----- RECORDS FOR THE TASK

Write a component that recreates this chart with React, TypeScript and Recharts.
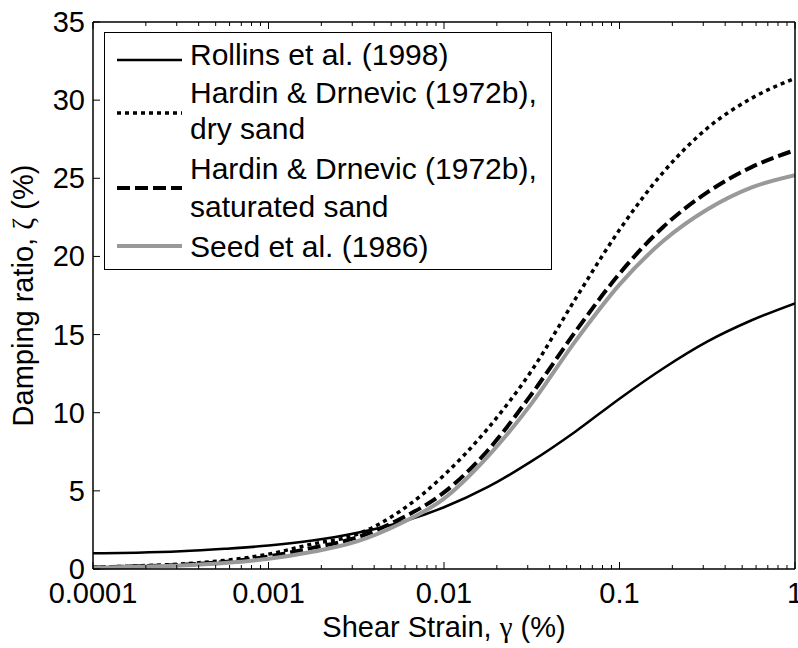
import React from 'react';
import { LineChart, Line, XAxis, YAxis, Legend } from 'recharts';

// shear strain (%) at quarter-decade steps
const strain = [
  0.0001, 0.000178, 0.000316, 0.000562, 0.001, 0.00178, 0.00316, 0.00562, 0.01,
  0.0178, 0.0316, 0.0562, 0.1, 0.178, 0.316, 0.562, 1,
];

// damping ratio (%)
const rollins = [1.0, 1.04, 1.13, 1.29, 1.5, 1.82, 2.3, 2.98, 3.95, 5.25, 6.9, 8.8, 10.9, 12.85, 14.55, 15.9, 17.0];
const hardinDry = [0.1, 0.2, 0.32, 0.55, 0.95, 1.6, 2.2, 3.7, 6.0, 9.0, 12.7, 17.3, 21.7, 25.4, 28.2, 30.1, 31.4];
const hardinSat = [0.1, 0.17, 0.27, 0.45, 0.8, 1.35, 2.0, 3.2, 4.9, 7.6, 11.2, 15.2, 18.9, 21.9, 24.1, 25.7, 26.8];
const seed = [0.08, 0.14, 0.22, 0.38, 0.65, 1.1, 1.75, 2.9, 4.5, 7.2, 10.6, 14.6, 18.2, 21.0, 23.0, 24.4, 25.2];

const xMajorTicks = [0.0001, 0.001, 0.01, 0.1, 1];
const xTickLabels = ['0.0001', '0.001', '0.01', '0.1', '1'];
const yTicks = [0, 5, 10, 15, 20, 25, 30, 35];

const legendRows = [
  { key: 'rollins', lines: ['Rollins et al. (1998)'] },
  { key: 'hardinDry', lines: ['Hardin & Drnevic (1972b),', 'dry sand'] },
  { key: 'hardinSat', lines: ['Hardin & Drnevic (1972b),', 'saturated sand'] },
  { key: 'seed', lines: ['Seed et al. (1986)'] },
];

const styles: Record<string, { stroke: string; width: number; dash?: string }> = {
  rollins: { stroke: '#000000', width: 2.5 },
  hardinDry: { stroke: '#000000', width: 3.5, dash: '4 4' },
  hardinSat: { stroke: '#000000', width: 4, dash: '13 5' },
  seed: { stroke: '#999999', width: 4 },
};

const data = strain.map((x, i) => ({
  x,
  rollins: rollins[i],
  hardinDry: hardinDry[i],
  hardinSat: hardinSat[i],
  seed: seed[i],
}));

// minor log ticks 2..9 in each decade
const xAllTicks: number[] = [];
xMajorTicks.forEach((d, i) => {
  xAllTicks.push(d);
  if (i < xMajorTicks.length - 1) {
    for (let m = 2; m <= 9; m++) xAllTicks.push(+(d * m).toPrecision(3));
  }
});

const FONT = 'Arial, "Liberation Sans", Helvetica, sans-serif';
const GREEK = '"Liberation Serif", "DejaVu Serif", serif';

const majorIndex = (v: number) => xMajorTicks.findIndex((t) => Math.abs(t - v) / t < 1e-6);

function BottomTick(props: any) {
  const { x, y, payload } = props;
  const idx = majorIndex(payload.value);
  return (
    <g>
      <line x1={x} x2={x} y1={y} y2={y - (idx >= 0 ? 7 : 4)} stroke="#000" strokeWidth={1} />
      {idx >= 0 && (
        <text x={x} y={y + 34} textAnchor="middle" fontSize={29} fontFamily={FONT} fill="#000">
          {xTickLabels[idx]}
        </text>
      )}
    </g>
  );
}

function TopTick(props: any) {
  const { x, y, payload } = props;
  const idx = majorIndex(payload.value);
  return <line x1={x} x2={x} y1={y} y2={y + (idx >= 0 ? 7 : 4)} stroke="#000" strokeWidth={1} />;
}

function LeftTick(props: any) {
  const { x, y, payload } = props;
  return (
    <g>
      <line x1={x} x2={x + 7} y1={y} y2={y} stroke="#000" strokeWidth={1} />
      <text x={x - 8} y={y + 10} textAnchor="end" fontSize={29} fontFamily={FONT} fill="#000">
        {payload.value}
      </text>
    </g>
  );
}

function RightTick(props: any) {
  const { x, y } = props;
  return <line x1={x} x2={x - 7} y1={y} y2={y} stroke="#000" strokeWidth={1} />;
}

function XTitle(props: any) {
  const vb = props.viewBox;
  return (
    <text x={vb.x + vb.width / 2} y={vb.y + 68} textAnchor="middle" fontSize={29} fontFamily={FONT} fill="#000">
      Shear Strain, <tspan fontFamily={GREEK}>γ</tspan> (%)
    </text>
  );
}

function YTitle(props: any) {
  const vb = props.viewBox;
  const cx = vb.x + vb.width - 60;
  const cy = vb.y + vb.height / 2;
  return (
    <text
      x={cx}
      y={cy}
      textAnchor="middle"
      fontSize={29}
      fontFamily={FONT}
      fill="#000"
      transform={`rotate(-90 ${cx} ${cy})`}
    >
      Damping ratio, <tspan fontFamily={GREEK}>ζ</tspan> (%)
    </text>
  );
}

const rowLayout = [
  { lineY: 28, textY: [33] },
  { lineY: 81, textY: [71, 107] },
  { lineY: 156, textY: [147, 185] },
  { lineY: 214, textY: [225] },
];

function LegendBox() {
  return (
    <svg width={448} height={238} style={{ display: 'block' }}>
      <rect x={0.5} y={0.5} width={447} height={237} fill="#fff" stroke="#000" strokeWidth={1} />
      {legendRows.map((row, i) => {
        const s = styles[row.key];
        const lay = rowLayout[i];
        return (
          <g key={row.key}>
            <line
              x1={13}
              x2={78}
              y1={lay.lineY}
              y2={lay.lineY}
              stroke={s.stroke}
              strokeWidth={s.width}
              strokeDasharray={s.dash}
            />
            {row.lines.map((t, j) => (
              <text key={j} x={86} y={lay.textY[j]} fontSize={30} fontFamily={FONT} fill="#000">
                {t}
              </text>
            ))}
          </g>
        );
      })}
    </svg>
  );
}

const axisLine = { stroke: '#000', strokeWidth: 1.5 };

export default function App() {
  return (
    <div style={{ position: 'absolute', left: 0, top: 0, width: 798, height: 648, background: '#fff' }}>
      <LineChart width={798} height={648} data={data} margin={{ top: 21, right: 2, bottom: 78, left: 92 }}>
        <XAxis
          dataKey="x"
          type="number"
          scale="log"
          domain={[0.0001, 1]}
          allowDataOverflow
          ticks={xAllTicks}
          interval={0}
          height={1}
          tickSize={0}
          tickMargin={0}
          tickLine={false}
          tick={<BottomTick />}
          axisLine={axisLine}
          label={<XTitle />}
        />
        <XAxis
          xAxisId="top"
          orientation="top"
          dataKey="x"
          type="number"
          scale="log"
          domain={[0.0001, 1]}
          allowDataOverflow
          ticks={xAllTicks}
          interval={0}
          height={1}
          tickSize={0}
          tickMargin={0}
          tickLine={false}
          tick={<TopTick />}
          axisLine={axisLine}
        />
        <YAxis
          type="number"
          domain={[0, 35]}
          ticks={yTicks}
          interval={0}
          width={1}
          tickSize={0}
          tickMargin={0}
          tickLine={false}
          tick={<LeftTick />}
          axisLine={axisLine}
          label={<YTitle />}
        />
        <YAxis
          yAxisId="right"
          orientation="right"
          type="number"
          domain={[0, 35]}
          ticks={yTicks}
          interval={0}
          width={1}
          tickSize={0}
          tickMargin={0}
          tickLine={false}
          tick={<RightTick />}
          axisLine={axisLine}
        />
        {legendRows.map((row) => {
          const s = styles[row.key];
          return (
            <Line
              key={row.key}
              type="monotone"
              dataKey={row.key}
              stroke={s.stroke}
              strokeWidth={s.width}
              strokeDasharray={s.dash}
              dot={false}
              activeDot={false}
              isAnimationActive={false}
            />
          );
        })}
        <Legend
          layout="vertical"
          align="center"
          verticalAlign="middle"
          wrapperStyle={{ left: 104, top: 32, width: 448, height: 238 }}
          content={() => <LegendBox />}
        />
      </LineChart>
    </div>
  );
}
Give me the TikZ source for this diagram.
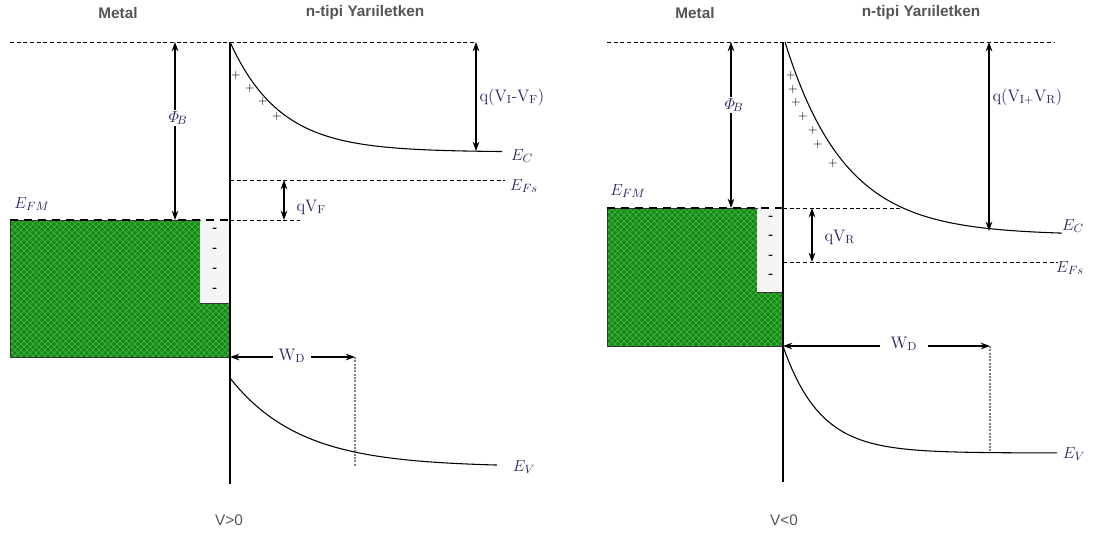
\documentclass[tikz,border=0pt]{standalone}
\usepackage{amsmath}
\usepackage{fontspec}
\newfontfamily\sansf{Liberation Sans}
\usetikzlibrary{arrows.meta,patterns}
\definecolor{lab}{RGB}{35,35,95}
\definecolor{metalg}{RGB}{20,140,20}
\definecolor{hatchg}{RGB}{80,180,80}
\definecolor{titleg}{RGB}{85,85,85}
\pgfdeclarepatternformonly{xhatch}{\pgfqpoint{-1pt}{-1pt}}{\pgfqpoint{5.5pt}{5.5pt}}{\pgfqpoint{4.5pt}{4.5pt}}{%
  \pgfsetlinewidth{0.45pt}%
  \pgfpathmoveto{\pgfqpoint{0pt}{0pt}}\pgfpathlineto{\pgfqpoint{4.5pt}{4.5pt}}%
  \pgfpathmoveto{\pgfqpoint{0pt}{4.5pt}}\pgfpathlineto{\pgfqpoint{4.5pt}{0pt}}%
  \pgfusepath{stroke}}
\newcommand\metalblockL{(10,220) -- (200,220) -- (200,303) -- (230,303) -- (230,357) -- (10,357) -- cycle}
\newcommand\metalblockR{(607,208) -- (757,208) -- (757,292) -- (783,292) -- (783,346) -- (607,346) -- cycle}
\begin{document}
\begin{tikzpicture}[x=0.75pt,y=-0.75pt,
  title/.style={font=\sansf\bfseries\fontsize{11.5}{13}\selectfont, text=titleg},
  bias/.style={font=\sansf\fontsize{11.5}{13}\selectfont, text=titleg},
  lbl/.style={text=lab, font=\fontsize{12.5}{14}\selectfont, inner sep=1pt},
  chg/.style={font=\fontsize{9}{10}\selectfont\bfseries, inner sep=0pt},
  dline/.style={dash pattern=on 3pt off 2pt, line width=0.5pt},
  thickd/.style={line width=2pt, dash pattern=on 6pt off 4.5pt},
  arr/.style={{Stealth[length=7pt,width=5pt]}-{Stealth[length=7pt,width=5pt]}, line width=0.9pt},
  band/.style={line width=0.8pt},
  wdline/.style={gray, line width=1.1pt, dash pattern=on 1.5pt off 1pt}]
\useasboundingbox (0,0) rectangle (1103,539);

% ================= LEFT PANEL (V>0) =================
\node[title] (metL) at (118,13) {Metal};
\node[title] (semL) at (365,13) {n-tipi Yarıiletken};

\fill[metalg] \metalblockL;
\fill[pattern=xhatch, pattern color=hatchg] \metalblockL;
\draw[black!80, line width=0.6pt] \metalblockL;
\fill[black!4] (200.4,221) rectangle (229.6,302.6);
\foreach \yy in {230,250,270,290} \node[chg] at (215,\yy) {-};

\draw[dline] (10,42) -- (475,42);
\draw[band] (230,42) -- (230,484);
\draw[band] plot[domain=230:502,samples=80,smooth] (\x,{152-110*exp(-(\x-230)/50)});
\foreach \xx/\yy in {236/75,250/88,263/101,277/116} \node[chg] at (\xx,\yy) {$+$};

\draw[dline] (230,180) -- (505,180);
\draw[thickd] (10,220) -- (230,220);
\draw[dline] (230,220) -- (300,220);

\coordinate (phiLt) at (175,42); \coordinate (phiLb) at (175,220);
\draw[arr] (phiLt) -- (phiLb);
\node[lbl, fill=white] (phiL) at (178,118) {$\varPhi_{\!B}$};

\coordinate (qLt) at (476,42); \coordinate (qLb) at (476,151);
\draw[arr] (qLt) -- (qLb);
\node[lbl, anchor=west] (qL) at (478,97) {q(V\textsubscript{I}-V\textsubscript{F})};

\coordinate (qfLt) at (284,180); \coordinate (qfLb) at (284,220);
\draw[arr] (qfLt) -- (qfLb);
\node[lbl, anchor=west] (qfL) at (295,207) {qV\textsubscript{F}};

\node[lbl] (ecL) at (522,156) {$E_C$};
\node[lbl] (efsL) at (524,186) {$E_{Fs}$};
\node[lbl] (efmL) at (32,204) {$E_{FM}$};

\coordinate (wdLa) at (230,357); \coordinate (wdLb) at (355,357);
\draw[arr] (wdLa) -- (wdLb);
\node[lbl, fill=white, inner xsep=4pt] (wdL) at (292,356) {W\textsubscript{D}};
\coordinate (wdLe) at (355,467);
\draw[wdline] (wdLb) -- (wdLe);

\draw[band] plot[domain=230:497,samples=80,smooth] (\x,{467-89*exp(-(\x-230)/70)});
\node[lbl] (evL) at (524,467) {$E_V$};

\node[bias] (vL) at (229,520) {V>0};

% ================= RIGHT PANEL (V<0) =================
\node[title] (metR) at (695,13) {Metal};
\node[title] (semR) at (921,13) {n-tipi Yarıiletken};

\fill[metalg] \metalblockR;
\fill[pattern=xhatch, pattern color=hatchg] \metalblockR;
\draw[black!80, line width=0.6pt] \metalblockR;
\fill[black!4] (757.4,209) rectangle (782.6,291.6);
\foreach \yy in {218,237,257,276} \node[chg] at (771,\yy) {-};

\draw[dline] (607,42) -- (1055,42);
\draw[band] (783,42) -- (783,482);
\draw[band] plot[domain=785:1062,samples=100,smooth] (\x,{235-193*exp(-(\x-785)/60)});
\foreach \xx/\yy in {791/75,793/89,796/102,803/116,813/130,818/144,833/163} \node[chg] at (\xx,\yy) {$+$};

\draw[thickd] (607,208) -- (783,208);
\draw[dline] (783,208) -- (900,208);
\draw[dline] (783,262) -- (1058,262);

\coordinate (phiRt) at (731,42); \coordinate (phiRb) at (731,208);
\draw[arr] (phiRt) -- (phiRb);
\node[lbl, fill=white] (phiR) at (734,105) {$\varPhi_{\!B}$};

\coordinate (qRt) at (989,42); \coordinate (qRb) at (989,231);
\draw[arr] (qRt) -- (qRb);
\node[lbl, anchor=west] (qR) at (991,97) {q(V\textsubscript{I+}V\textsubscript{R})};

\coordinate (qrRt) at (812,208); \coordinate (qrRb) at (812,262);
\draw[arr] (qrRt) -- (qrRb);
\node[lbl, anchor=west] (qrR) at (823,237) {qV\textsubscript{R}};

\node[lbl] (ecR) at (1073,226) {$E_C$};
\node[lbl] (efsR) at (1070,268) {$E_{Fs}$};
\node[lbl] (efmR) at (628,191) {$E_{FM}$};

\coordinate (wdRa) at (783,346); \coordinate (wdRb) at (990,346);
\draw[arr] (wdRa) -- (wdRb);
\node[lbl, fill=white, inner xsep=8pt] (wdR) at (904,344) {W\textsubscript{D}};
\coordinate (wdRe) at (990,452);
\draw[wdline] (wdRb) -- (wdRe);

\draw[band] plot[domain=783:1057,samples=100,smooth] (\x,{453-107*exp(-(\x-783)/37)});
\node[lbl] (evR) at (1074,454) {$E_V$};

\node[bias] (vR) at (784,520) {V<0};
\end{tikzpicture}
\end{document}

----------

• GOAL OF THE EXERCISE: Each line from the top of the material through the line containing "XAxis, YAxis, Legend" should be reproduced exactly; please drop any images.

• IN RESPONSE:
Write a component that recreates this chart with React, TypeScript and Recharts.
import React from 'react';
import { LineChart, Line, XAxis, YAxis, Legend } from 'recharts';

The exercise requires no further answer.